Worry, shock, concern, the emotions were a usual pattern in the child's upbringing. Ruled by their Chuba of a father, Ginnie'd gotten used to being left behind and shoved around. Now in the thick of a stringent line of coming clean, Ginnie had been so concerned with being valued that she missed her brother's many cues. Isley loved her and he held her with the firm grip of what she'd imagined a good father would be. The near-teen grabbed onto it, basking in the filial affection as if it were the last draught of oxygen on the planet. "You don't want me to turn out like Dad, is that it? You don't want me to rule through fear, or fall in to hurting people? You're scared I'm gonna end up wicked and miserly? I… I can…. I can understand that. Yeah! Roon'll be fun. We'll have a great time. I bet I can use my brain to throw a ball higher than you can throw it with your hands!"
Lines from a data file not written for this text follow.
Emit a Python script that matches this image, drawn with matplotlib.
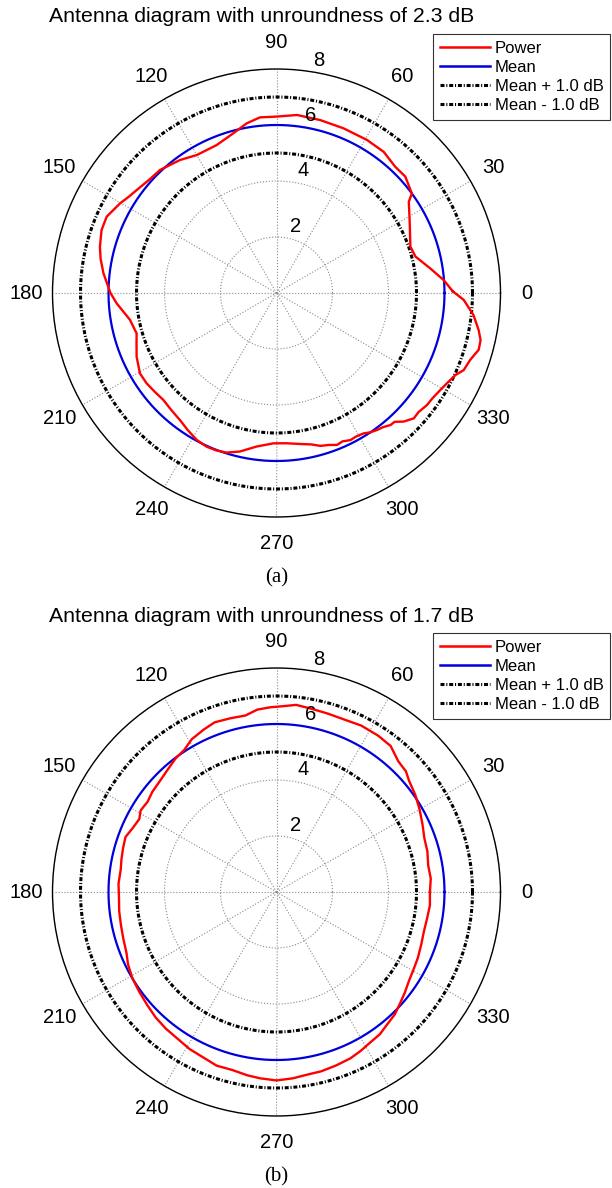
import numpy as np
import matplotlib.pyplot as plt
from matplotlib.lines import Line2D

plt.rcParams['font.family'] = ['Liberation Sans', 'DejaVu Sans']

#Datos panel (a): angulo en grados, potencia
ang_a = [0.5, 4.4, 9.1, 14.7, 19.1, 24, 28.7, 34.6, 36.3, 42.1, 46.8, 52.8, 59.4, 67.8, 75.8, 83.4,
         90, 95.4, 100, 105.1, 112, 120, 126, 133.4, 138, 143.6, 147, 150.2, 155.8, 160.2, 165.3,
         169, 173.5, 180, 183.7, 190.4, 196.1, 200, 204.5, 210.5, 214.8, 219, 223.4, 228, 232.8,
         237, 241.5, 245.6, 249, 252.7, 257, 262.6, 268.8, 274, 279, 283, 286, 289, 291.7, 294,
         296.7, 299, 301.8, 304, 306.3, 308.5, 310.8, 312.5, 314.7, 317.6, 320, 323.3, 326,
         329.4, 333.4, 335.5, 337.6, 341, 344.3, 347, 349.6, 353.6, 357.9]
pot_a = [6.30, 5.99, 5.56, 5.13, 5.06, 5.22, 5.42, 5.74, 6.00, 6.20, 6.19, 6.33, 6.35, 6.35, 6.37, 6.40,
         6.30, 6.30, 6.15, 5.91, 5.70, 5.69, 5.87, 6.05, 6.08, 6.20, 6.30, 6.44, 6.65, 6.64, 6.52,
         6.40, 6.22, 5.93, 5.72, 5.32, 5.20, 5.32, 5.49, 5.66, 5.65, 5.60, 5.56, 5.62, 5.70,
         5.83, 5.97, 6.03, 6.02, 5.97, 5.81, 5.53, 5.37, 5.38, 5.46, 5.55, 5.68, 5.74, 5.84, 5.80,
         5.88, 5.86, 5.90, 6.00, 6.07, 6.12, 6.23, 6.24, 6.46, 6.64, 6.62, 6.70, 6.72,
         6.80, 6.94, 7.04, 7.23, 7.32, 7.50, 7.48, 7.34, 7.08, 6.69]
media_a = 6.0
unround_a = 2.3

#Datos panel (b)
ang_b = [0, 5, 10, 15, 20, 25, 30, 35, 40, 43, 47, 52, 57, 63, 68, 74, 79, 84, 88, 92, 96, 100,
         105, 110, 114, 119, 123, 127, 132, 137, 141, 145, 149, 152, 156, 160, 164, 168, 172,
         177, 182, 187, 192, 197, 202, 206, 211, 216, 221, 226, 231, 236, 241, 246, 251, 256,
         261, 265, 270, 275, 279, 284, 289, 294, 298, 302, 306, 310, 314, 318, 322, 326, 330,
         335, 340, 345, 350, 355]
pot_b = [5.48, 5.53, 5.50, 5.58, 5.62, 5.75, 5.90, 6.05, 6.18, 6.32, 6.38, 6.62, 6.66, 6.67, 6.62,
         6.63, 6.66, 6.72, 6.64, 6.60, 6.55, 6.40, 6.42, 6.45, 6.36, 6.24, 6.05, 5.98, 5.84, 5.74,
         5.70, 5.62, 5.66, 5.55, 5.62, 5.74, 5.70, 5.66, 5.62, 5.65, 5.63, 5.66, 5.68, 5.72, 5.78,
         5.90, 6.00, 6.06, 6.13, 6.22, 6.28, 6.32, 6.41, 6.46, 6.56, 6.55, 6.63, 6.68, 6.73, 6.68,
         6.62, 6.60, 6.55, 6.50, 6.42, 6.33, 6.28, 6.16, 6.08, 5.94, 5.82, 5.70, 5.63, 5.57, 5.50,
         5.45, 5.46, 5.50]
media_b = 6.0
unround_b = 1.7

delta = 1.0
rticks = [2, 4, 6, 8]
tticks = [0, 30, 60, 90, 120, 150, 180, 210, 240, 270, 300, 330]

W, H = 612, 1188
fig = plt.figure(figsize=(W / 100, H / 100), dpi=100)


def panel(ang, pot, media, unround, cy, letra):
    #cy = centro vertical del polar en pixeles desde arriba
    R = 224
    ax = fig.add_axes([(276.5 - R) / W, (H - cy - R) / H, 2 * R / W, 2 * R / H], projection='polar')
    th = np.deg2rad(np.append(ang, ang[0]))
    rr = np.append(pot, pot[0])
    tc = np.deg2rad(np.arange(0, 361))
    ax.plot(th, rr, color='#ff0000', linewidth=1.7, zorder=5)
    ax.plot(tc, np.full(tc.size, media), color='#0000dd', linewidth=1.6, zorder=4)
    dash = (0, (1.3, 0.6, 0.35, 0.6))
    ax.plot(tc, np.full(tc.size, media + delta), color='black', linewidth=2.2, linestyle=dash, zorder=3)
    ax.plot(tc, np.full(tc.size, media - delta), color='black', linewidth=2.2, linestyle=dash, zorder=3)
    ax.set_ylim(0, 8)
    ax.set_rgrids(rticks, labels=[''] * len(rticks))
    ax.set_thetagrids(tticks, [str(t) for t in tticks], fontsize=14.5)
    ax.tick_params(axis='x', pad=12, length=0)
    ax.grid(True, color='#8a8a8a', linestyle=':', linewidth=0.8)
    ax.spines['polar'].set_linewidth(1.0)
    #etiquetas radiales
    for r in rticks:
        ax.annotate(str(r), xy=(np.deg2rad(82), r), xytext=(8, 8), textcoords='offset points',
                    ha='center', va='center', fontsize=14.5, zorder=6)
    #titulo y leyenda
    fig.text(261.5 / W, 1 - (cy - 276) / H, 'Antenna diagram with unroundness of %.1f dB' % unround,
             ha='center', va='center', fontsize=15.3)
    handles = [Line2D([], [], color='#ff0000', linewidth=1.8),
               Line2D([], [], color='#0000dd', linewidth=1.8),
               Line2D([], [], color='black', linewidth=2.2, linestyle=dash),
               Line2D([], [], color='black', linewidth=2.2, linestyle=dash)]
    labels = ['Power', 'Mean', 'Mean + %.1f dB' % delta, 'Mean - %.1f dB' % delta]
    leg = fig.legend(handles, labels, loc='upper left', bbox_to_anchor=(433 / W, 1 - (cy - 259) / H),
                     fontsize=12, handlelength=3.0, handletextpad=0.3, labelspacing=0.25,
                     borderpad=0.4, borderaxespad=0, fancybox=False, framealpha=1, edgecolor='#333333')
    leg.get_frame().set_linewidth(0.8)
    fig.text(276.5 / W, 1 - (cy + 285) / H, letra, ha='center', va='center', fontsize=15,
             family='Liberation Serif')


panel(ang_a, pot_a, media_a, unround_a, 293, '(a)')
panel(ang_b, pot_b, media_b, unround_b, 892, '(b)')

fig.savefig('out.png', dpi=100)
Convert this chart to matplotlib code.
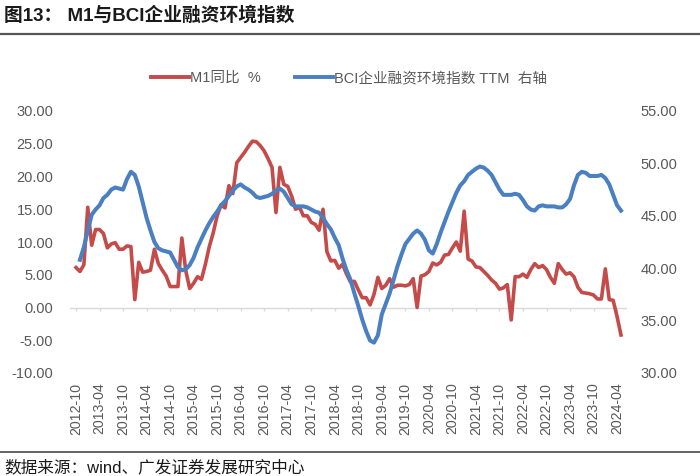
import matplotlib
matplotlib.use("Agg")
import matplotlib.pyplot as plt
from matplotlib.lines import Line2D
import numpy as np
import pandas as pd

plt.rcParams.update({"font.family": ["Liberation Sans", "Noto Sans CJK SC"],
                     "axes.unicode_minus": False})

# ── 数据 ──────────────────────────────────────────────────────
months = pd.period_range("2012-10", "2024-05", freq="M").strftime("%Y-%m").tolist()

m1_yoy = [
    6.1, 5.5, 6.5,
    15.3, 9.5, 11.9, 11.9, 11.3, 9.1, 9.7, 9.9, 8.9, 8.9, 9.4, 9.3,
    1.2, 6.9, 5.4, 5.5, 5.7, 8.9, 6.7, 5.7, 4.8, 3.2, 3.2, 3.2,
    10.6, 5.6, 2.9, 3.7, 4.7, 4.3, 6.6, 9.3, 11.4, 14.0, 15.7, 15.2,
    18.6, 17.4, 22.1, 22.9, 23.7, 24.6, 25.4, 25.3, 24.7, 23.9, 22.7, 21.4,
    14.5, 21.4, 18.8, 18.5, 17.0, 15.0, 15.3, 14.0, 14.0, 13.0, 12.7, 11.8,
    15.0, 8.5, 7.1, 7.2, 6.0, 6.6, 5.1, 3.9, 4.0, 2.7, 1.5, 1.5,
    0.4, 2.0, 4.6, 2.9, 3.4, 4.4, 3.1, 3.4, 3.4, 3.3, 3.5, 4.4,
    0.0, 4.8, 5.0, 5.5, 6.8, 6.5, 6.9, 8.0, 8.1, 9.1, 10.0, 8.6,
    14.7, 7.4, 7.1, 6.2, 6.1, 5.5, 4.9, 4.2, 3.7, 2.8, 3.0, 3.5,
    -1.9, 4.7, 4.7, 5.1, 4.6, 5.8, 6.7, 6.1, 6.4, 5.8, 4.6, 3.7,
    6.7, 5.8, 5.1, 5.3, 4.7, 3.1, 2.3, 2.2, 2.1, 1.9, 1.3, 1.3,
    5.9, 1.2, 1.1, -1.4, -4.2,
]

bci_ttm = [
    np.nan, 40.8, 42.0,
    43.6, 45.1, 45.6, 46.0, 46.7, 47.0, 47.5, 47.7, 47.6, 47.5, 48.5, 49.2,
    48.9, 47.8, 46.3, 44.8, 43.6, 42.5, 41.9, 41.7, 41.6, 41.5, 40.8, 40.1,
    39.8, 39.9, 40.3, 41.0, 42.0, 42.8, 43.6, 44.3, 44.9, 45.4, 46.0, 46.4,
    46.9, 47.4, 47.8, 48.0, 47.7, 47.5, 47.2, 46.8, 46.7, 46.8, 46.9, 47.1,
    47.4, 47.6, 47.3, 46.7, 46.1, 45.9, 45.9, 45.9, 45.8, 45.6, 45.4, 45.3,
    44.8, 44.2, 43.7, 42.9, 42.2, 40.9, 39.8, 38.9, 37.6, 36.4, 35.1, 34.0,
    33.1, 32.9, 33.6, 35.6, 36.6, 37.6, 38.9, 40.2, 41.3, 42.3, 42.8, 43.3,
    43.6, 43.3, 42.7, 41.7, 41.4, 42.3, 43.4, 44.4, 45.4, 46.3, 47.2, 47.9,
    48.3, 48.9, 49.2, 49.5, 49.7, 49.6, 49.3, 48.9, 48.2, 47.5, 47.0, 47.0,
    47.0, 47.1, 47.0, 46.5, 45.9, 45.6, 45.5, 45.9, 46.0, 45.9, 45.9, 45.9,
    45.8, 45.8, 46.1, 46.6, 47.9, 48.9, 49.2, 49.1, 48.8, 48.8, 48.8, 48.9,
    48.6, 48.0, 47.0, 46.0, 45.5,
]

left_ticks = [-10, -5, 0, 5, 10, 15, 20, 25, 30]
right_ticks = [30, 35, 40, 45, 50, 55]

# ── 颜色 ──────────────────────────────────────────────────────
C_RED = "#C44B49"
C_BLUE = "#4A7FC1"
C_TXT = "#595959"
C_LINE = "#D9D9D9"

W, H = 700, 476
fig = plt.figure(figsize=(W / 100, H / 100), dpi=100)
fig.patch.set_facecolor("white")

# 轴区域 (像素 -> 比例)
x0, x1, ytop, ybot = 70, 627, 111, 373
ax = fig.add_axes([x0 / W, 1 - ybot / H, (x1 - x0) / W, (ybot - ytop) / H])
ax2 = ax.twinx()

x = np.arange(len(months))
ax.plot(x, m1_yoy, color=C_RED, lw=2.6, solid_joinstyle="round", zorder=3)
ax2.plot(x, bci_ttm, color=C_BLUE, lw=2.9, solid_joinstyle="round", zorder=3)

ax.set_xlim(-1.53, len(months) - 1 + 1.53)
ax.set_ylim(-10, 30)
ax2.set_ylim(30, 55)

# 零线和刻度线
ax.axhline(0, color=C_LINE, lw=1, zorder=1)
tick_pos = x[::6]
ax.vlines(tick_pos, -0.6, 0, color=C_LINE, lw=1, zorder=1)

ax.set_yticks(left_ticks)
ax.set_yticklabels([f"{v:.2f}" for v in left_ticks])
ax2.set_yticks(right_ticks)
ax2.set_yticklabels([f"{v:.2f}" for v in right_ticks])
ax.set_xticks(tick_pos)
ax.set_xticklabels([months[i] for i in tick_pos], rotation=90)

for a in (ax, ax2):
    for s in a.spines.values():
        s.set_visible(False)
ax.tick_params(axis="y", length=0, pad=12, labelsize=10.5, labelcolor=C_TXT)
ax2.tick_params(axis="y", length=0, pad=10, labelsize=10.5, labelcolor=C_TXT)
ax.tick_params(axis="x", length=0, pad=7, labelsize=10.2, labelcolor=C_TXT)

# 图例
handles = [Line2D([], [], color=C_RED, lw=2.8),
           Line2D([], [], color=C_BLUE, lw=2.8)]
fig.legend(handles, ["M1同比  %", "BCI企业融资环境指数 TTM  右轴"],
           loc="center", bbox_to_anchor=(349 / W, 1 - 78 / H), ncol=2,
           frameon=False, fontsize=10.5, labelcolor=C_TXT,
           handlelength=2.6, handletextpad=0.1, columnspacing=2.3)

# 标题、分隔线与来源
fig.text(4 / W, 1 - 15 / H, "图13： M1与BCI企业融资环境指数",
         fontsize=13.5, fontweight="bold", color="#1a1a1a", va="center", ha="left")
fig.add_artist(Line2D([0, 1], [1 - 34 / H, 1 - 34 / H], color="#555555", lw=1.6))
fig.add_artist(Line2D([0, 1], [1 - 452 / H, 1 - 452 / H], color="#555555", lw=1.3))
fig.text(4 / W, 1 - 467 / H, "数据来源：wind、广发证券发展研究中心",
         fontsize=12, color="#1a1a1a", va="center", ha="left")

fig.savefig("out.png", dpi=100)
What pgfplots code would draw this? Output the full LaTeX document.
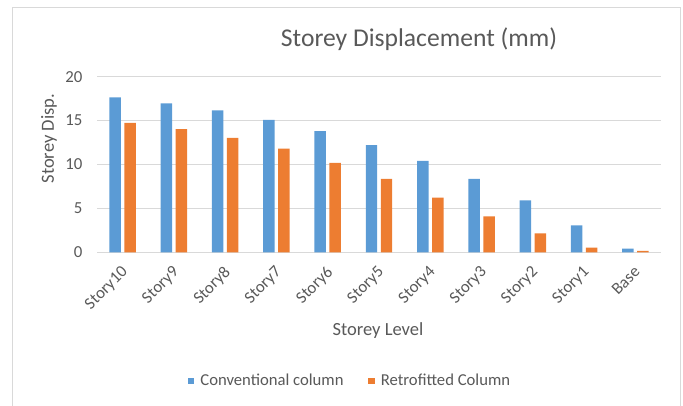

A little hop and a little jump and the fear dissipated. The quality of the force shifted in the room, as if it had waited for the timid grasp of the child to tame it. Allow it a lullaby quality. As her saber came to life, Ginnie watched the spatter of the beam, she felt warm inside with its glow and affirmation. Isley liked it. This was good! Ginnie was worthy of all good things. She'd done well.
"I.. I ah, I got these two scientists to help me get to Barab I for the crystals, and and I closed my eyes and tried to … to figure out how to find the crystals and I heard the wind, just like when the grenade went off and my ears stopped working and Daddy pulled off the door with his crush gaunt and… don't get mad. Promise! Promise you won't get upset. I know you! Promise." The girl mashed her fingers together, pushing them into her chest plate as she danced lightly from foot to foot. Dropping to the ground, Ginnie pulled the box out from under the bed and rustled around.
"Promise." In her hand was a small holoprojector of obvious traditional Echani design. The sworn enemy culture might not have been the blood feud it once had been, but Ginnie remembered enough to intuit Clan Verd might get upset by their young one's discovery. Pressing her lips together, she watched her brother's face - looking for a tell. "I tried to read up on the instruction guides but I still don't read good. But I found this in the Archives, it's from some Royal Collection of Chandaar." Ginnie's thumb flicked the switch and the holoprojector bathed the room in a calm grey-blue glow. The glow wafted and waved like the sun filtering through ocean pools, Ginnie clamoured onto her bed and watched - breath caught - as the waves caught the spirit of the room and bathed it.
Peace reigned within the filtered image, a perfect and complete rendering of pure delight grounded only by the man who brought his hands together through the illumination and the waves shifted to the spectre who had caused it in the first place. @[member="Manu Xextos"]' expression carried the grounded resolution of the born warrior, his white skin and silver hair the call sign of the Echani. Silver eyes opened, peering at the holocamera, which once had captured the sight as he swung down into a meditative position - no, swam. He swam in the air, so graceful and free. Jaw locked, the man portrayed in the crane of his neck and the flex of his fingers the inner demons which he rectified daily, hourly in his swath of peace. A silver-white lightsaber floated up as he placed both hands palm up on his crossed knees. Eyes drifting shut, he craned his head nearly imperceptibly and Ginnie did the same, and the lightsaber deconstructed before their eyes. The pieces floated in a grand mandala, a rich pattern of motion and geometrically spherical design. A moving meditation was the Echani, whose twitch of muscle and movement of tendon and bone spoke to the girl in an express no word could say.
Within his gait Ginnie had discovered pure language, she watched captivated as the lightsaber reconstructed itself before them, lifted and pieced together by the impetus of the Force. As the casing clicked into place, the Echani rose grasping hold and began to move fluidly through an elaborate series of Ataru exercises. "He's telling us a story, Isley. There was this evil guy, and he threatened everything the Man in White loved. See how he's fighting? He's replaying the battle, cleansing it. He's beautiful. I… I didn't know they could talk without their mouths, the Man in White taught me. According to Chandaari, he got frozen in stasis battling the evil man, he sacrificed himself for his family eight hundred years ago. I … I don't know his name. I watched it again and again and again until I got it right. He doesn't have to use words, Isley! I can listen without missing anything."
Precious language, that she could be fluent in the art of motion and better survive in a culture the Mandalorians despised, all due to her fleshly infirmity. The Man in White battled on, committing to inhuman acrobatics and strikes, each binding twitch and movement betraying his adoration for his family, his people, the history of panic, empathy, a medical soldier. Yet, as the projection moved opponents of metal came upon the Man in White. Each strike was the peacefully taken yet viciously lethal strike of the absolved conquerer, the heart of his darkest enemy laid transplanted in his chest, a bitter pill the Force in its wisdom donated to guide and balance. No struggle ensued in his art of precision and death. The Crusading Redeemer, the Protector, the Husband of the Kae.
Ginnie sighed. "I can see exactly what he's talking about and I don't have to read his lips. Have you ever seen anything that pretty?"